Au gré des quatre principaux récits se déroulant parallèlement – celui de Denise, Giuseppina, Anna et Concetta –, auquel pourrait s’ajouter celui de la mère Lea dans le versant en flashback, toute la mise en scène s’apparente à un inventaire de la claustration. L’existence de Denise Cosco, fille d’un parrain, s’est essentiellement traduite par la fuite et l’isolement, sa mère ayant témoigné contre ‘Ndrangheta. Emprisonnement qui se révèle d’autant plus tangible depuis son retour auprès de son père Carlo, qui la tient sous son joug. Que cela soit à Milan dans l’immeuble miteux ou dans le village désolé en Calabre, le cadrage représente son espace de vie comme un cachot à ciel ouvert, labyrinthe cerné par les sbires et autres cerbères. Même schéma pour les femmes de mafieux Giuseppina et Concetta, l’une réduite au rang de chien obéissant, l’autre enfermée et surveillée par ses parents délateurs. Quant à la procureure Anna Colace, bien qu’épargnée par l’assujettissement implacable du système mafieux, elle vit sous la menace permanente d’un assassinat et doit se soumettre perpétuellement aux exigences impérieuses de sa hiérarchie – tous des hommes.
De ce glossaire de l’enfermement, qui illustre de façon édifiante le caractère infiniment machiste, misogyne et sexiste de la ‘Ndrangheta, découle une atmosphère des plus oppressantes. À la manière des points de vue morcelés des protagonistes et des regards obliques foisonnants d’hostilité du voisinage dans "As Bestas" (Rodrigo Sorogoyen, 2022), "The Good Mothers" dessine une terreur parfois intraitable. Ce sentiment terrible tenant du thriller vaut pour la plupart des récits de la série, mais surtout pour celui de Denise dont le père Carlo se montre d’une cruauté rentrée (ou pas) sidérante. Le jeu de l’acteur Francesco Colella, qui jongle habilement avec les rictus et sourires torves, alimente considérablement l’équation. De même, on reconnaît les mécanismes angoissants du réalisateur Rodrigo Sorogoyen, où l’animosité et la domination n’éclatent jamais plus que dans la prétendue camaraderie – voir la scène de la tarantelle entre Carlo et Carmine, en forme quelque part de baiser de la mort. Cette sensation globale de suffocation et de séquestration, la mise en scène s’en empare plutôt intelligemment, multipliant dans le cadre les embrasures, les grilles en surimpression des personnages, les horizons bouchés, les intérieurs comme des souricières, la quasi absence de plans d’ensemble pour renforcer la fragmentation… bref toute la rhétorique d’un espace sans issue.

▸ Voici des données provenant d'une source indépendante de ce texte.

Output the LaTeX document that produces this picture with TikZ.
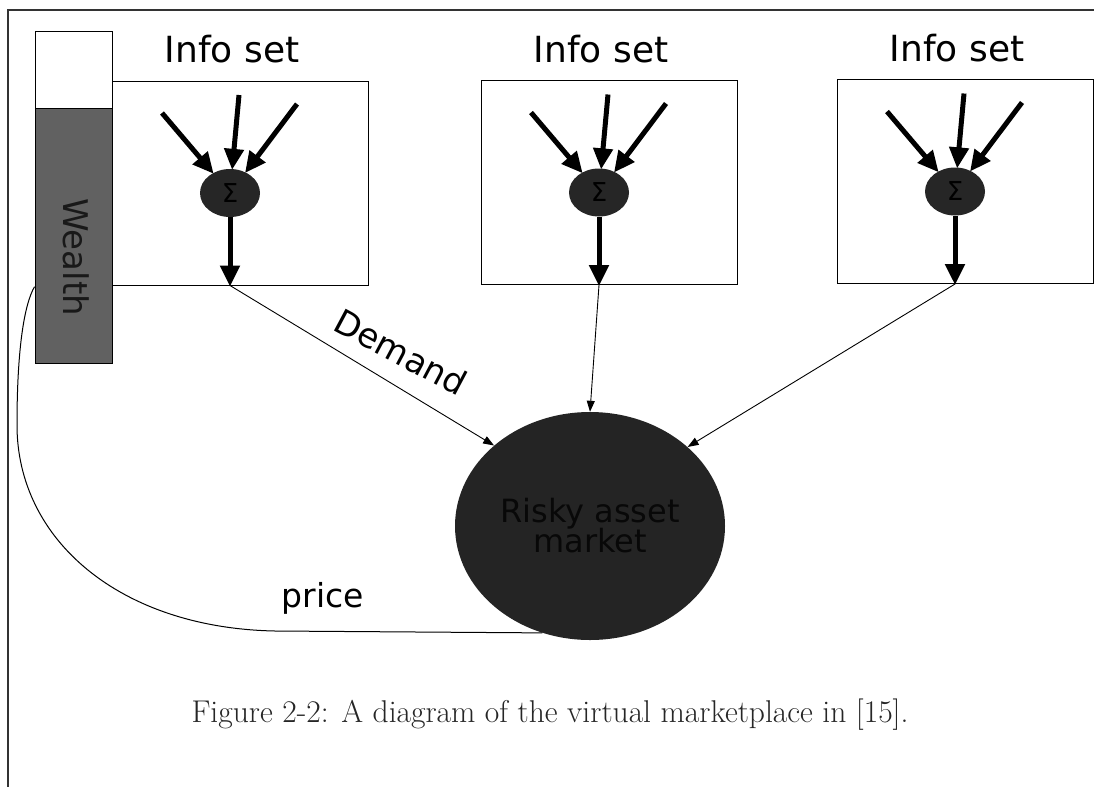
\documentclass[tikz,border=0pt]{standalone}
\usepackage{fontspec}
\setsansfont{DejaVu Sans}
\usetikzlibrary{arrows.meta,calc,shapes.geometric}

\tikzset{
  label font/.style={font=\sffamily\fontsize{#1}{#1}\selectfont},
  infobox/.style={draw, line width=1pt, minimum width=256pt, minimum height=204pt, inner sep=0pt},
  title/.style={label font=36, inner sep=0pt},
  sigma/.style={ellipse, fill=black!85, minimum width=60pt, minimum height=48pt, inner sep=0pt,
                text=black, label font=26},
  heavy/.style={line width=5pt, -{Triangle[length=21pt,width=19pt]}, shorten >=-1pt},
  thin/.style={line width=0.9pt, -{Triangle[length=11pt,width=8pt]}},
}

\begin{document}
\begin{tikzpicture}[x=1pt, y=-1pt]
\useasboundingbox (0,0) rectangle (1094,787);

% page frame fragment
\draw[line width=1.2pt, black!80] (1094,10) -- (8,10) -- (8,787);

% wealth bar
\node[draw, line width=1pt, fill=white, minimum width=77pt, minimum height=77pt, inner sep=0pt]
  (wtop) at (73.5,69.5) {};
\node[draw, line width=1pt, fill=black!62, minimum width=77pt, minimum height=255pt, inner sep=0pt]
  (wealth) at (73.5,235.5) {};
\node[label font=34, rotate=-90, text=black!90] (wtext) at (76,257) {Wealth};

% information sets
\foreach \i/\cx/\cy in {1/240/183, 2/609/182.5, 3/965/181.5}{
  \node[infobox] (box\i) at (\cx,\cy) {};
  \node[title] (title\i) at ($(box\i.north)+(-8,-31)$) {Info set};
  \node[sigma] (s\i) at ($(box\i.center)+(-10,10)$) {Σ};
  \coordinate (inL\i) at ($(s\i)+(-68,-80)$);
  \coordinate (inM\i) at ($(s\i)+(9,-98)$);
  \coordinate (inR\i) at ($(s\i)+(67,-89)$);
  \coordinate (out\i) at (s\i |- box\i.south);
  \draw[heavy] (inL\i) -- (s\i);
  \draw[heavy] (inM\i) -- (s\i);
  \draw[heavy] (inR\i) -- (s\i);
  \draw[heavy] (s\i) -- (out\i);
}

% market
\node[ellipse, fill=black!86, minimum width=270pt, minimum height=228pt, inner sep=0pt,
      align=center, label font=32, text=black!97] (market) at (590,526)
  {Risky asset\\[-2pt]market};

% demand connectors
\draw[thin] (out1) -- (market.140);
\draw[thin] (out2) -- (market.90);
\draw[thin] (out3) -- (market.39);
\node[label font=34, rotate=-28] (demand) at (401,352) {Demand};

% price feedback to wealth
\coordinate (wtap) at ($(wealth.north west)!0.70!(wealth.south west)$);
\draw[line width=1pt] (market.246) -- (275,631)
  .. controls (120,628) and (17,540) .. (17,425)
  .. controls (17,350) and (24,305) .. (wtap);
\node[label font=33] (price) at (323,598) {price};

% caption
\node[font=\rmfamily\fontsize{31.5}{33}\selectfont, text=black!85] (caption) at (550,715)
  {Figure 2-2: A diagram of the virtual marketplace in [15].};
\end{tikzpicture}
\end{document}
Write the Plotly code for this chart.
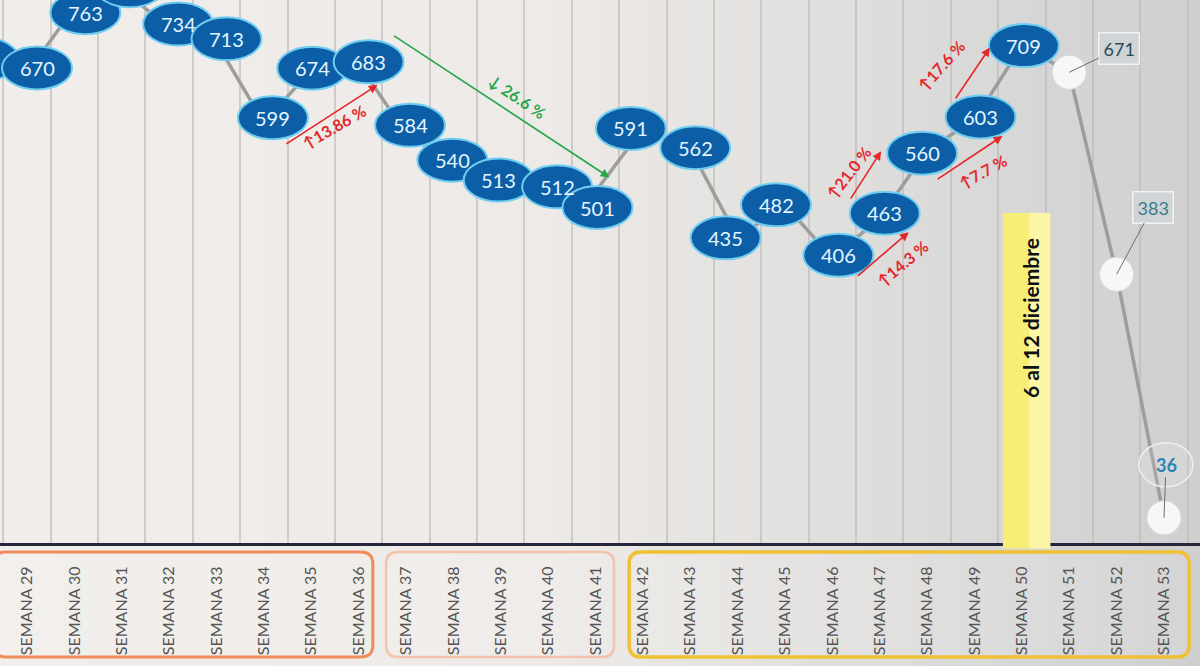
import plotly.graph_objects as go

# ---------------- DATA ----------------
week_numbers = [28, 29, 30, 31, 32, 33, 34, 35, 36, 37, 38, 39, 40,
                41, 42, 43, 44, 45, 46, 47, 48, 49, 50, 51, 52, 53]
week_labels = ["SEMANA %d" % n for n in week_numbers]
values = [684, 670, 763, 790, 734, 713, 599, 674, 683, 584, 540, 513, 512,
          501, 591, 562, 435, 482, 406, 463, 560, 603, 709, 671, 383, 36]

highlight_weeks = [51, 52, 53]          # white markers with boxed labels

arrow_from = [34, 36, 46, 47, 48, 49]
arrow_to = [36, 41, 47, 48, 49, 50]
arrow_text = ["13.86 %", "26.6 %", "14.3 %", "21.0 %", "7.7 %", "17.6 %"]

groups = [(29, 36), (37, 41), (42, 53)]   # boxed groups of tick labels
period_week = 50
period_text = "6 al 12 diciembre"

# ---------------- LAYOUT CONSTANTS ----------------
W, H = 1200, 666
MT, MB = 0, 123
PH = H - MT - MB
X0, X1 = 0.43, 25.76
Y0, Y1 = 0, 774
sx = W / (X1 - X0)
sy = PH / (Y1 - Y0)


def px(i):
    return (i - X0) * sx


def py(v):
    return PH - (v - Y0) * sy


idx = {w: k for k, w in enumerate(week_numbers)}
val = {w: v for w, v in zip(week_numbers, values)}

# label bubble offsets (pixels, dx right, dy down)
BUBBLE_OFFSETS = {
    28: (4, -4), 29: (10, -5), 30: (11, 5), 31: (8, -3), 32: (9, -4),
    33: (10, -4), 34: (9, -5), 35: (1, -2), 36: (10, -2), 37: (4, -8),
    38: (-1, -4), 39: (-2, -3), 40: (9, 3), 41: (2, 16), 42: (-12, 0),
    43: (5, -1), 44: (-12, 0), 45: (-9, 0), 46: (6, -3), 47: (5, -5),
    48: (-5, 3), 49: (6, -3), 50: (2, 0),
}
BUBBLE_W, BUBBLE_H = 70, 43

# arrow styling: tail offset (dx, dy down), head offset (dx, dy down),
# text shift (xshift, yshift up), text angle
ARROW_STYLE = {
    (34, 36): dict(tail=(21, 22), head=(19, 21), tshift=(23, -33), angle=-30),
    (36, 41): dict(tail=(34, -29), head=(14, -14), tshift=(40, 31), angle=34),
    (46, 47): dict(tail=(24, 19), head=(29, 14), tshift=(46, -25), angle=-40),
    (47, 48): dict(tail=(-30, -18), head=(-46, 1), tshift=(-55, 12), angle=-52),
    (48, 49): dict(tail=(9, 30), head=(28, 16), tshift=(32, -36), angle=-29),
    (49, 50): dict(tail=(-20, -20), head=(-32, 2), tshift=(-57, 17), angle=-48),
}

HL_LABEL = {
    51: dict(ax=50, ay=-24, color="#2d4955", box=True),
    52: dict(ax=36, ay=-67, color="#3c7b8c", box=True),
    53: dict(ax=2, ay=-53, color="#2a86b8", box=False),
}

GROUP_STYLE = [
    dict(pad_l=0.7, pad_r=0.30, line="#ef8d5a", width=3),
    dict(pad_l=0.42, pad_r=0.39, line="#f3c4ab", width=2.5),
    dict(pad_l=0.29, pad_r=0.53, line="#efc133", width=3.5),
]

FONT = "Lato, 'Open Sans', Arial, sans-serif"

fig = go.Figure()

# main line
fig.add_trace(go.Scatter(
    x=list(range(len(values))), y=values, mode="lines",
    line=dict(color="#9d9d9d", width=3.5), hoverinfo="skip", showlegend=False,
))

# white markers for last weeks
hl_idx = [idx[w] for w in highlight_weeks]
hl_val = [val[w] for w in highlight_weeks]
fig.add_trace(go.Scatter(
    x=hl_idx, y=hl_val, mode="markers",
    marker=dict(size=34, color="#f7f7f7", line=dict(color="#d9d9d9", width=1)),
    hoverinfo="skip", showlegend=False,
))

shapes = []

# background gradient
stops = [(0.0, (241, 237, 234)), (0.45, (237, 234, 231)), (0.65, (227, 225, 223)),
         (0.85, (215, 215, 215)), (1.0, (207, 207, 207))]


def grad(t):
    for (t0, c0), (t1, c1) in zip(stops[:-1], stops[1:]):
        if t0 <= t <= t1:
            f = (t - t0) / (t1 - t0)
            return "rgb(%d,%d,%d)" % tuple(round(a + (b - a) * f) for a, b in zip(c0, c1))
    return "rgb(%d,%d,%d)" % stops[-1][1]


N = 80
for k in range(N):
    shapes.append(dict(type="rect", xref="paper", yref="paper",
                       x0=k / N, x1=(k + 1) / N + 0.002, y0=-0.3, y1=1.05,
                       fillcolor=grad((k + 0.5) / N), line=dict(width=0), layer="below"))

# group boxes under tick labels (rounded)
ytop = -9 / PH
ybot = -114 / PH
rx = 12 / sx
ry = 12 / PH
for (g0, g1), st in zip(groups, GROUP_STYLE):
    xa = idx[g0] - st["pad_l"]
    xb = idx[g1] + st["pad_r"]
    path = (f"M {xa+rx},{ytop} L {xb-rx},{ytop} Q {xb},{ytop} {xb},{ytop-ry} "
            f"L {xb},{ybot+ry} Q {xb},{ybot} {xb-rx},{ybot} L {xa+rx},{ybot} "
            f"Q {xa},{ybot} {xa},{ybot+ry} L {xa},{ytop-ry} Q {xa},{ytop} {xa+rx},{ytop} Z")
    shapes.append(dict(type="path", xref="x", yref="paper", path=path,
                       fillcolor="rgba(255,255,255,0.12)",
                       line=dict(color=st["line"], width=st["width"]), layer="below"))

# yellow period box
pi = idx[period_week]
shapes.append(dict(type="rect", xref="x", yref="paper", x0=pi - 0.4, x1=pi + 0.6,
                   y0=-0.01, y1=(PH - 213) / PH, fillcolor="#f6ee76",
                   line=dict(width=0), layer="above"))
shapes.append(dict(type="rect", xref="x", yref="paper", x0=pi + 0.15, x1=pi + 0.6,
                   y0=-0.01, y1=(PH - 213) / PH, fillcolor="rgba(255,253,200,0.6)",
                   line=dict(width=0), layer="above"))

annotations = []

# blue bubbles (ellipse shape + text annotation)
for w in week_numbers:
    if w in highlight_weeks:
        continue
    dx, dy = BUBBLE_OFFSETS.get(w, (6, -3))
    shapes.append(dict(
        type="circle", xref="x", yref="y", xsizemode="pixel", ysizemode="pixel",
        xanchor=idx[w], yanchor=val[w],
        x0=dx - BUBBLE_W / 2, x1=dx + BUBBLE_W / 2,
        y0=-dy - BUBBLE_H / 2, y1=-dy + BUBBLE_H / 2,
        fillcolor="#0c5fa6", line=dict(color="#6fcdf0", width=2), layer="above",
    ))
    annotations.append(dict(x=idx[w], y=val[w], xref="x", yref="y",
                            xshift=dx, yshift=-dy, text=str(val[w]), showarrow=False,
                            borderpad=0,
                            font=dict(family=FONT, size=20, color="#e4f5ff")))

# ellipse around "36" label
w53 = highlight_weeks[-1]
shapes.append(dict(type="circle", xref="x", yref="y", xsizemode="pixel", ysizemode="pixel",
                   xanchor=idx[w53], yanchor=val[w53],
                   x0=HL_LABEL[w53]["ax"] - 27, x1=HL_LABEL[w53]["ax"] + 27,
                   y0=-HL_LABEL[w53]["ay"] - 22, y1=-HL_LABEL[w53]["ay"] + 22,
                   fillcolor="rgba(255,255,255,0.12)",
                   line=dict(color="#efefef", width=1.5), layer="above"))

# percentage arrows
for f, t, txt in zip(arrow_from, arrow_to, arrow_text):
    st = ARROW_STYLE[(f, t)]
    up = val[t] > val[f]
    color = "#e5262c" if up else "#25a64b"
    (tdx, tdy), (hdx, hdy) = st["tail"], st["head"]
    ax = (px(idx[f]) + tdx) - (px(idx[t]) + hdx)
    ay = (py(val[f]) + tdy) - (py(val[t]) + hdy)
    annotations.append(dict(x=idx[t], y=val[t], xref="x", yref="y",
                            xshift=hdx, yshift=-hdy, ax=ax, ay=ay,
                            axref="pixel", ayref="pixel", text="",
                            showarrow=True, arrowhead=2, arrowsize=1.1,
                            arrowwidth=1.6, arrowcolor=color, standoff=0))
    tsx, tsy = st["tshift"]
    annotations.append(dict(x=(idx[f] + idx[t]) / 2, y=(val[f] + val[t]) / 2,
                            xref="x", yref="y", xshift=tsx, yshift=tsy,
                            text=("↑" if up else "↓ ") + txt, showarrow=False,
                            textangle=st["angle"],
                            font=dict(family=FONT, size=16, color=color, weight="bold")))

# highlight labels
for w in highlight_weeks:
    s = HL_LABEL[w]
    a = dict(x=idx[w], y=val[w], xref="x", yref="y", text=str(val[w]),
             showarrow=True, arrowhead=0, arrowwidth=1, arrowcolor="#6e6e6e",
             ax=s["ax"], ay=s["ay"], standoff=0,
             font=dict(family=FONT, size=18, color=s["color"],
                       weight="bold" if not s["box"] else "normal"))
    if s["box"]:
        a.update(bgcolor="#cfd4d6", bordercolor="#f2f2f2", borderwidth=1.5, borderpad=4)
    annotations.append(a)

# period text
annotations.append(dict(x=pi + 0.17, y=(PH - 318) / PH, xref="x", yref="paper",
                        text=period_text, textangle=-90, showarrow=False,
                        font=dict(family=FONT, size=21, color="#111111", weight="bold")))

fig.update_layout(
    width=W, height=H,
    margin=dict(l=0, r=0, t=MT, b=MB, pad=0),
    paper_bgcolor="#e6e3e0", plot_bgcolor="rgba(0,0,0,0)",
    shapes=shapes, annotations=annotations, showlegend=False,
    xaxis=dict(type="category", range=[X0, X1], categoryorder="array",
               categoryarray=list(range(len(values))),
               tickmode="array", tickvals=list(range(len(values))), ticktext=week_labels,
               tickson="boundaries", showgrid=True, gridcolor="rgba(185,183,181,0.6)",
               gridwidth=2, ticks="", tickangle=-90, ticklabelstandoff=14,
               tickfont=dict(family=FONT, size=16, color="#555555"),
               showline=True, linecolor="#26263a", linewidth=3, zeroline=False,
               fixedrange=True),
    yaxis=dict(range=[Y0, Y1], visible=False, showgrid=False, zeroline=False,
               fixedrange=True),
)

fig.write_html("out.html", config={"displayModeBar": False},
               post_script="document.body.style.margin='0px';")
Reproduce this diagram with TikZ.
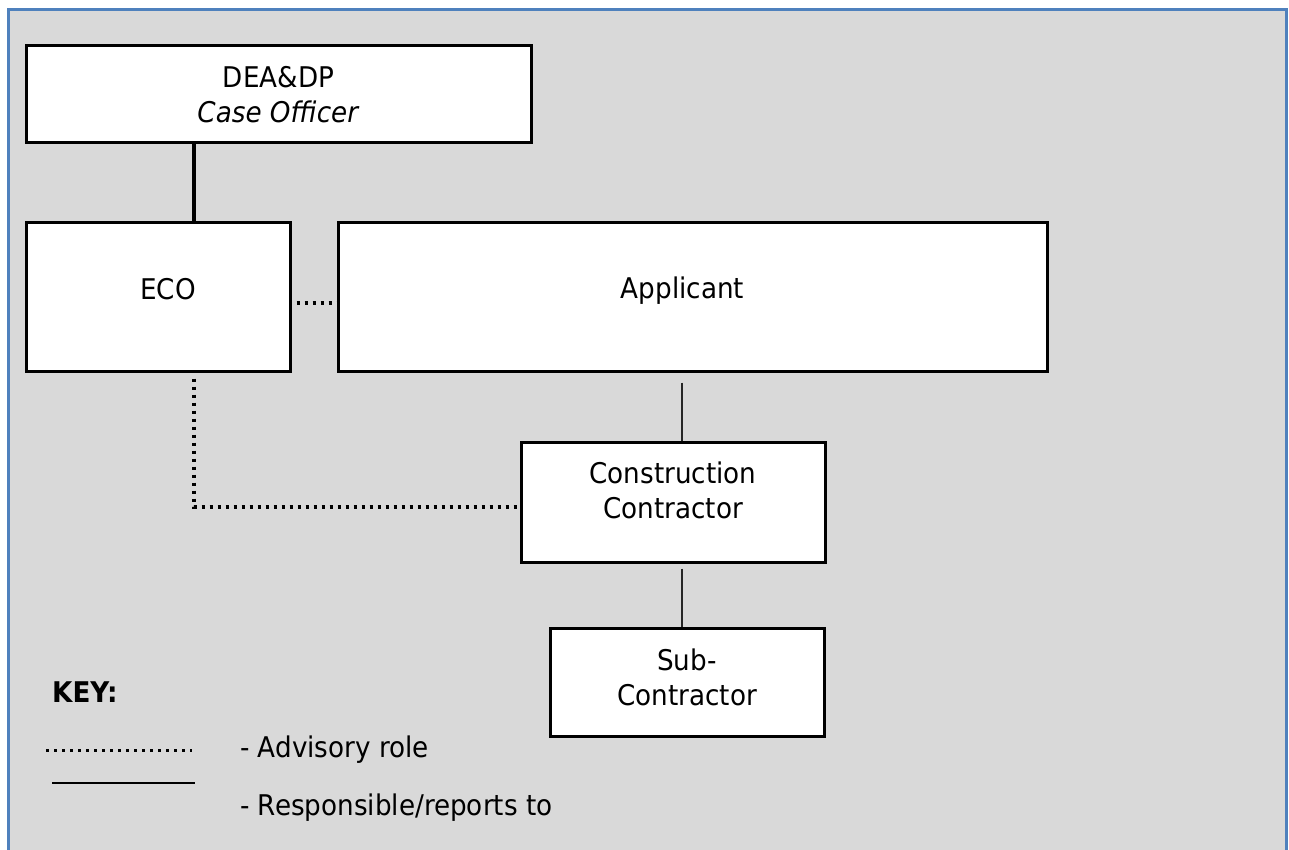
\documentclass[tikz,border=0pt]{standalone}
\usepackage{fontspec}
\setmainfont{DejaVu Sans}[FakeStretch=0.92]
\definecolor{marco}{RGB}{79,129,189}
\definecolor{fondo}{RGB}{217,217,217}

\begin{document}
\begin{tikzpicture}[x=1pt,y=-1pt,
    font=\fontsize{28.5}{35}\selectfont,
    box/.style={draw, line width=3pt, fill=white, inner sep=0pt},
    txt/.style={align=center, inner sep=0pt},
    advisory/.style={line width=3.3pt, dash pattern=on 3.3pt off 4.7pt},
    reports/.style={line width=1.4pt, draw=black!85}]
        \useasboundingbox (0,0) rectangle (1289,850);

        % marco
        \fill[fondo] (8,10) rectangle (1286,852);
        \draw[marco, line width=3pt] (8,852) -- (8,10) -- (1286,10) -- (1286,852);

        % cajas
        \node[box, minimum width=505pt, minimum height=97pt] (dea) at (278.5,94.5) {};
        \node[box, minimum width=264pt, minimum height=148pt] (eco) at (158,297) {};
        \node[box, minimum width=709pt, minimum height=148pt] (app) at (692.5,297) {};
        \node[box, minimum width=304pt, minimum height=120pt] (cc) at (673,502) {};
        \node[box, minimum width=274pt, minimum height=108pt] (sc) at (687,682) {};

        % textos
        \node[txt] (dea-t) at (dea.center) {DEA\&DP\\\textit{Case Officer}};
        \node[txt] (eco-t) at ([xshift=10pt,yshift=8pt]eco.center) {ECO};
        \node[txt] (app-t) at ([xshift=-10pt,yshift=6pt]app.center) {Applicant};
        \node[txt] (cc-t) at ([yshift=12pt]cc.center) {Construction\\Contractor};
        \node[txt] (sc-t) at ([yshift=5pt]sc.center) {Sub-\\Contractor};

        % lineas
        \coordinate (k1) at (194,0);
        \coordinate (k2) at (682,0);
        \draw[line width=3.5pt] (dea.south -| k1) -- (eco.north -| k1);
        \draw[advisory] ([xshift=5pt,yshift=-6pt]eco.east) -- ([yshift=-6pt]app.west);
        \draw[advisory] (eco.south -| k1) ++(0,6) |- ([yshift=-5pt]cc.west);
        \draw[reports] (app.south -| k2) ++(0,10) -- (cc.north -| k2);
        \draw[reports] (cc.south -| k2) ++(0,5) -- (sc.north -| k2);

        % clave
        \node[txt, anchor=west, font=\fontsize{28.5}{35}\selectfont\bfseries] (key) at (52,692) {KEY:};
        \coordinate (d1) at (46,750);
        \coordinate (d2) at (192,750);
        \draw[line width=3pt, dash pattern=on 3pt off 5pt] (d1) -- (d2);
        \node[txt, anchor=west] (adv) at (240,750) {- Advisory role};
        \coordinate (s1) at (52,783);
        \coordinate (s2) at (195,783);
        \draw[reports, draw=black] (s1) -- (s2);
        \node[txt, anchor=west] (rep) at (240,808) {- Responsible/reports to};
\end{tikzpicture}
\end{document}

Pour autant, "The Good Mothers" et toutes ses femmes humiliées, harcelées, battues, détruites, manque in fine de diversité dans son récit et son écriture. Les cheminements tortueux parallèles de toutes ces victimes condamnées à l’enfer ont bien sûr de quoi troubler et horrifier, mais ces derniers frisent la tautologie et la redondance. Comme si la série déployait toute son énergie à n’illustrer qu’exclusivement les limbes inextricables au sein desquelles errent, en liberté surveillée, les femmes. Or, ce choix d’empiler sans cesse les malheurs et tribulations finit par ankyloser la diatribe convoitée. Ce bagne intolérable que la série vise à mettre en lumière en vient alors à se normaliser et se banaliser, ce qui paraît regrettable. Des ruptures dans le rythme et dans l’enchainement narratif auraient probablement permis d’enrayer cet écueil, de mieux mettre en valeur le caractère audacieux et valeureux des différentes héroïnes. Reste que "The Good Mothers", grâce à une réalisation solide et surtout à d’excellents interprètes (dont Gaia Girace de "L’amie prodigieuse", Valentina Bellè ou encore Barbara Chichiarelli), dresse un portrait frappant et poignant du microcosme inhumain de la ‘Ndrangheta, la mafia calabraise. Vision diabolique surtout qui se double d’un puissant portrait croisé de femmes.
Adaptée du roman « The Good Mothers : The True Story of the Women Who Took on The World’s Most Powerful Mafia » d’Alex Perry, la mini-série "The Good Mothers" est disponible depuis le 5 avril 2023 sur Disney+.